Stated problem: Pictures are not part of the copy. Retype the lines from the first one through the line that contains "0.79, 0.833, 0.838]".

Plotting code records
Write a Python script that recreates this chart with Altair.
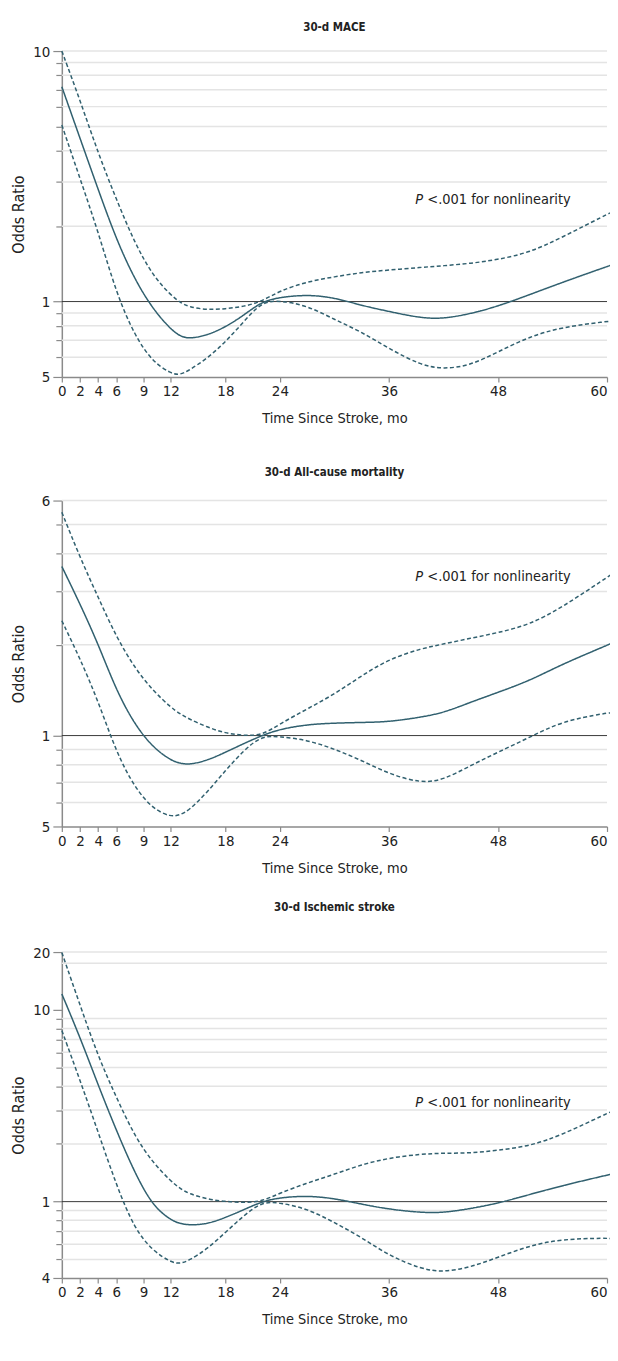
import altair as alt
import pandas as pd

FONT = "Liberation Sans Narrow, DejaVu Sans Condensed, Roboto, sans-serif"
LINE = "#31606f"

months = [0, 2, 4, 6, 8, 10, 12, 13, 14, 16, 18, 20, 22, 24, 27, 30, 33, 36, 39.5, 42, 45, 48, 51.5, 55, 60, 60.8]

mace_or = [7.2, 4.49, 2.80, 1.77, 1.23, 0.935, 0.774, 0.728, 0.71, 0.733, 0.791, 0.88, 1.0, 1.04, 1.066, 1.037,
           0.964, 0.913, 0.859, 0.854, 0.894, 0.958, 1.066, 1.19, 1.38, 1.41]
mace_hi = [10.0, 6.37, 3.91, 2.56, 1.72, 1.27, 1.06, 0.994, 0.95, 0.927, 0.935, 0.955, 1.0, 1.106, 1.2, 1.256,
           1.307, 1.336, 1.369, 1.39, 1.42, 1.47, 1.57, 1.80, 2.23, 2.30]
mace_lo = [5.07, 3.1, 1.9, 1.08, 0.733, 0.574, 0.516, 0.509, 0.532, 0.592, 0.69, 0.828, 1.0, 1.01, 0.964, 0.848,
           0.756, 0.649, 0.557, 0.537, 0.556, 0.63, 0.725, 0.79, 0.833, 0.838]

mort_or = [3.63, 2.73, 2.01, 1.41, 1.09, 0.915, 0.827, 0.81, 0.80, 0.827, 0.88, 0.94, 1.0, 1.05, 1.088, 1.10,
           1.105, 1.11, 1.15, 1.19, 1.29, 1.39, 1.52, 1.72, 1.99, 2.04]
mort_hi = [5.49, 3.89, 2.87, 2.12, 1.68, 1.41, 1.24, 1.18, 1.135, 1.066, 1.018, 1.0, 1.0, 1.093, 1.225, 1.37,
           1.58, 1.79, 1.94, 2.01, 2.10, 2.19, 2.33, 2.65, 3.34, 3.47]
mort_lo = [2.40, 1.80, 1.30, 0.88, 0.674, 0.572, 0.537, 0.546, 0.565, 0.649, 0.766, 0.892, 1.0, 0.992, 0.967, 0.903,
           0.827, 0.747, 0.695, 0.713, 0.796, 0.881, 0.987, 1.115, 1.19, 1.19]

strk_or = [12.1, 7.2, 4.05, 2.35, 1.42, 0.95, 0.80, 0.769, 0.754, 0.763, 0.826, 0.906, 1.0, 1.05, 1.074, 1.04,
           0.969, 0.913, 0.877, 0.875, 0.92, 0.98, 1.09, 1.21, 1.375, 1.40]
strk_hi = [19.9, 10.6, 5.7, 3.5, 2.2, 1.6, 1.28, 1.17, 1.10, 1.03, 1.0, 0.99, 1.0, 1.11, 1.25, 1.39,
           1.56, 1.69, 1.77, 1.79, 1.79, 1.85, 1.95, 2.22, 2.89, 2.98]
strk_lo = [7.8, 4.3, 2.3, 1.22, 0.72, 0.555, 0.483, 0.474, 0.493, 0.566, 0.691, 0.843, 1.0, 0.988, 0.92, 0.778,
           0.651, 0.523, 0.446, 0.428, 0.455, 0.513, 0.59, 0.638, 0.646, 0.64]

titles = ["30-d MACE", "30-d All-cause mortality", "30-d Ischemic stroke"]
title_gap = [11, 15, 32]
y_domains = [[0.5, 10], [0.5, 6], [0.4, 20]]
y_ticks = [
    [0.5, 0.6, 0.7, 0.8, 0.9, 1, 2, 3, 4, 5, 6, 7, 8, 9, 10],
    [0.5, 0.6, 0.7, 0.8, 0.9, 1, 2, 3, 4, 5, 6],
    [0.4, 0.5, 0.6, 0.7, 0.8, 0.9, 1, 2, 3, 4, 5, 6, 7, 8, 9, 10, 20],
]
y_label_values = [[0.5, 1, 10], [0.5, 1, 6], [0.4, 1, 10, 20]]
y_label_texts = [["5", "1", "10"], ["5", "1", "6"], ["4", "1", "10", "20"]]
grid_values = [
    [0.6, 0.7, 0.8, 0.9, 2, 3, 4, 5, 6, 7, 8, 9, 10],
    [0.6, 0.7, 0.8, 0.9, 2, 3, 4, 5, 6],
    [0.5, 0.6, 0.7, 0.8, 0.9, 2, 3, 4, 5, 6, 7, 8, 9, 17.5, 20],
]
x_ticks = [0, 2, 4, 6, 9, 12, 18, 24, 36, 48, 60]
annot_month = 38.9
annot_or = [2.55, 3.36, 3.28]

series = [(mace_or, mace_hi, mace_lo), (mort_or, mort_hi, mort_lo), (strk_or, strk_hi, strk_lo)]


def panel(i):
    est, hi, lo = series[i]
    rows = []
    for band, vals in (("est", est), ("upper", hi), ("lower", lo)):
        for m, v in zip(months, vals):
            rows.append({"month": m, "or": v, "band": band})
    df = pd.DataFrame(rows)

    expr = " : ".join(
        f"datum.value == {v} ? '{t}'" for v, t in zip(y_label_values[i], y_label_texts[i])
    ) + " : ''"
    major_test = " || ".join(f"datum.value == {v}" for v in y_label_values[i])

    xs = alt.Scale(domain=[0, 60], nice=False, zero=False)
    ys = alt.Scale(type="log", domain=y_domains[i], nice=False, zero=False)

    x_enc = alt.X(
        "month:Q", scale=xs,
        axis=alt.Axis(values=x_ticks, title="Time Since Stroke, mo", grid=False, tickSize=5,
                      labelPadding=2, titlePadding=13, labelFlush=False,
                      labelAlign={"condition": {"test": f"datum.value == {x_ticks[-1]}", "value": "right"},
                                  "value": "center"}),
    )
    y_axis = alt.Axis(
        values=y_ticks[i], labelExpr=expr, title="Odds Ratio", grid=False,
        tickSize={"condition": {"test": major_test, "value": 9}, "value": 6},
        labelPadding=3, titlePadding=6, minExtent=29, maxExtent=29, titleFontSize=16,
    )

    grid = alt.Chart(pd.DataFrame({"g": grid_values[i]})).mark_rule(
        color="#e4e4e4", strokeWidth=1.5
    ).encode(y=alt.Y("g:Q", scale=ys, axis=y_axis))

    ref = alt.Chart(pd.DataFrame({"r": [1]})).mark_rule(color="#3a3a3a", strokeWidth=1).encode(
        y=alt.Y("r:Q", scale=ys)
    )

    lines = alt.Chart(df).mark_line(color=LINE, strokeWidth=1.5, interpolate="basis").encode(
        x=x_enc,
        y=alt.Y("or:Q", scale=ys),
        detail="band:N",
        strokeDash=alt.StrokeDash(
            "band:N",
            scale=alt.Scale(domain=["est", "upper", "lower"], range=[[1, 0], [4, 2.5], [4, 2.5]]),
            legend=None,
        ),
    )

    adf = pd.DataFrame({"month": [annot_month], "or": [annot_or[i]]})
    p_txt = alt.Chart(adf).mark_text(
        text="P", align="left", baseline="middle", fontStyle="italic", fontSize=14.5, font=FONT, color="#222"
    ).encode(x=alt.X("month:Q", scale=xs), y=alt.Y("or:Q", scale=ys))
    rest_txt = alt.Chart(adf).mark_text(
        text="<.001 for nonlinearity", align="left", baseline="middle", dx=12, fontSize=14.5, font=FONT, color="#222"
    ).encode(x=alt.X("month:Q", scale=xs), y=alt.Y("or:Q", scale=ys))

    return alt.layer(grid, ref, lines, p_txt, rest_txt).properties(
        width=547, height=327,
        title=alt.TitleParams(titles[i], fontSize=11.5, fontWeight="bold", font=FONT,
                              offset=title_gap[i], color="#222"),
    )


lower_pair = alt.vconcat(panel(1), panel(2), spacing=26)
chart = alt.vconcat(panel(0), lower_pair, spacing=41).properties(
    padding={"left": 3, "top": 11, "right": -8, "bottom": 0}
).configure_view(stroke=None).configure_axis(
    domainColor="#8a8a8a", domainWidth=1.5, tickColor="#8a8a8a", tickWidth=1.2,
    labelFont=FONT, titleFont=FONT, labelFontSize=15, titleFontSize=14.5,
    labelColor="#222", titleColor="#222", titleFontWeight="normal",
)

chart.save("out.html", embed_options={"renderer": "svg", "actions": False})
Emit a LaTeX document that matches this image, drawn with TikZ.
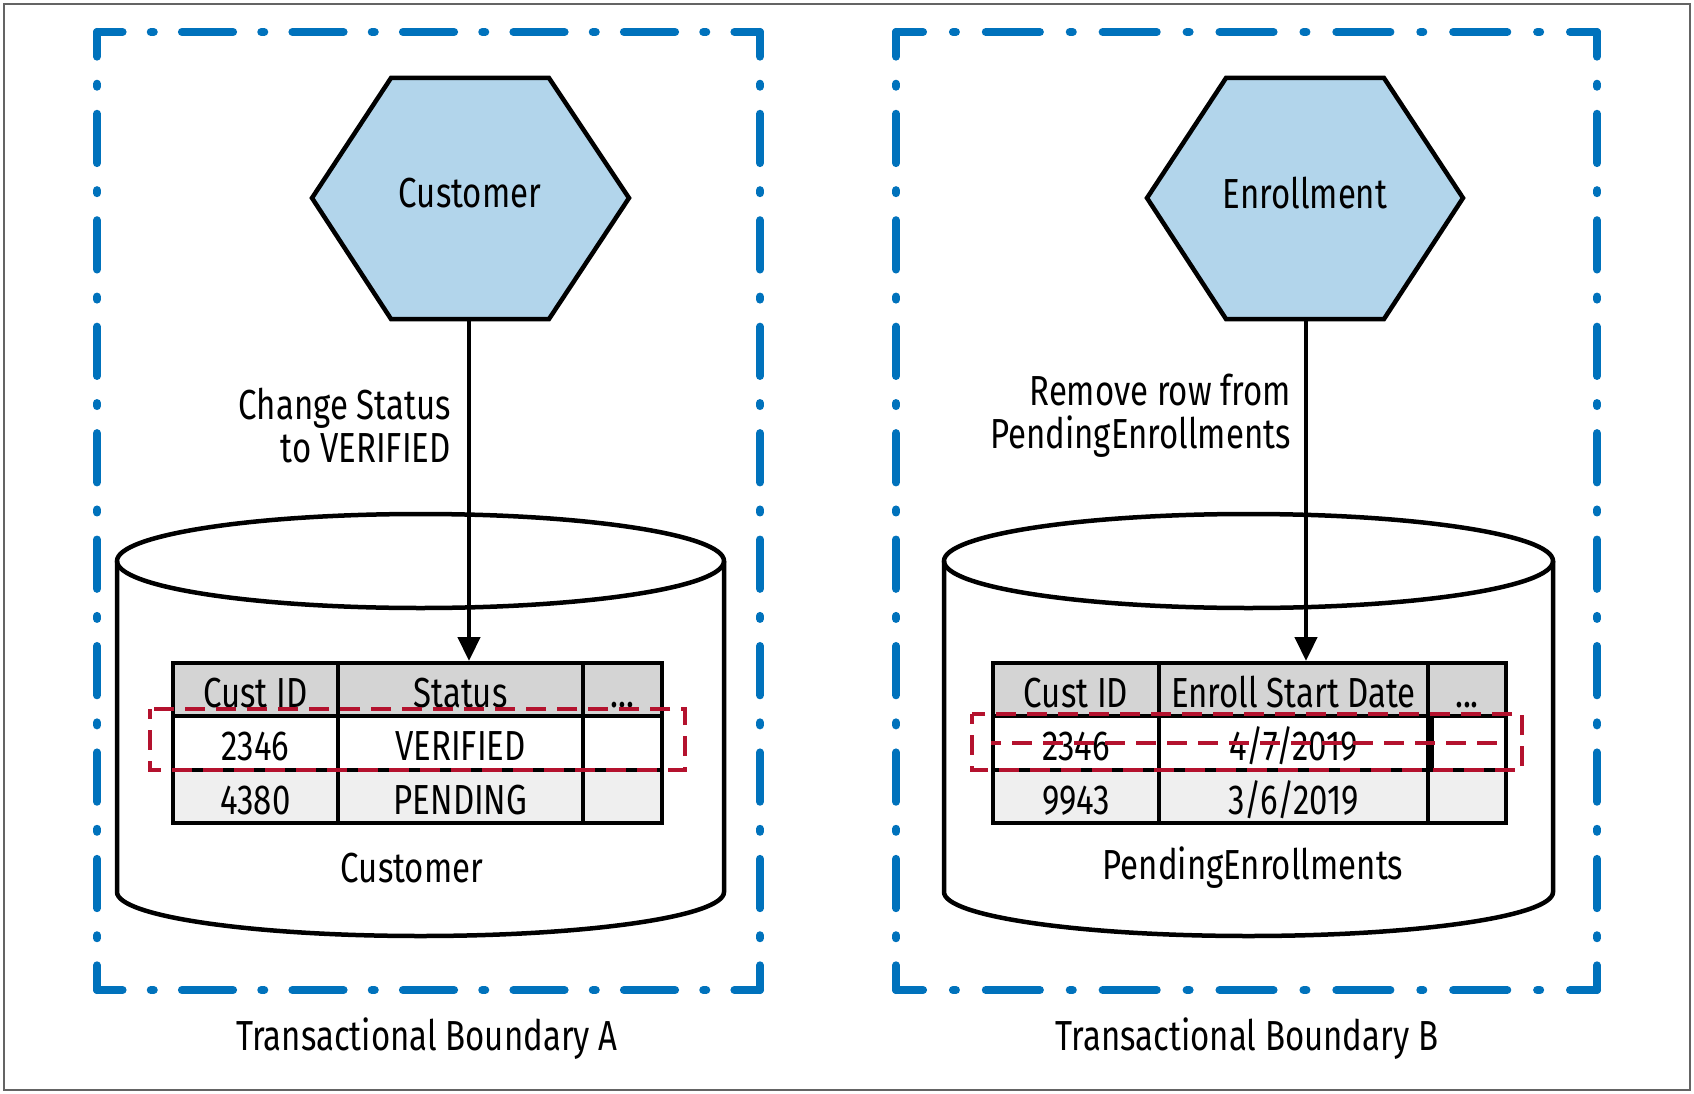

Response for this exercise:
Write a Python script that recreates this chart with Altair.
import altair as alt
import pandas as pd

FONT = "Liberation Sans Narrow, DejaVu Sans Condensed, Roboto, sans-serif"
LINE = "#31606f"

months = [0, 2, 4, 6, 8, 10, 12, 13, 14, 16, 18, 20, 22, 24, 27, 30, 33, 36, 39.5, 42, 45, 48, 51.5, 55, 60, 60.8]

mace_or = [7.2, 4.49, 2.80, 1.77, 1.23, 0.935, 0.774, 0.728, 0.71, 0.733, 0.791, 0.88, 1.0, 1.04, 1.066, 1.037,
           0.964, 0.913, 0.859, 0.854, 0.894, 0.958, 1.066, 1.19, 1.38, 1.41]
mace_hi = [10.0, 6.37, 3.91, 2.56, 1.72, 1.27, 1.06, 0.994, 0.95, 0.927, 0.935, 0.955, 1.0, 1.106, 1.2, 1.256,
           1.307, 1.336, 1.369, 1.39, 1.42, 1.47, 1.57, 1.80, 2.23, 2.30]
mace_lo = [5.07, 3.1, 1.9, 1.08, 0.733, 0.574, 0.516, 0.509, 0.532, 0.592, 0.69, 0.828, 1.0, 1.01, 0.964, 0.848,
           0.756, 0.649, 0.557, 0.537, 0.556, 0.63, 0.725, 0.79, 0.833, 0.838]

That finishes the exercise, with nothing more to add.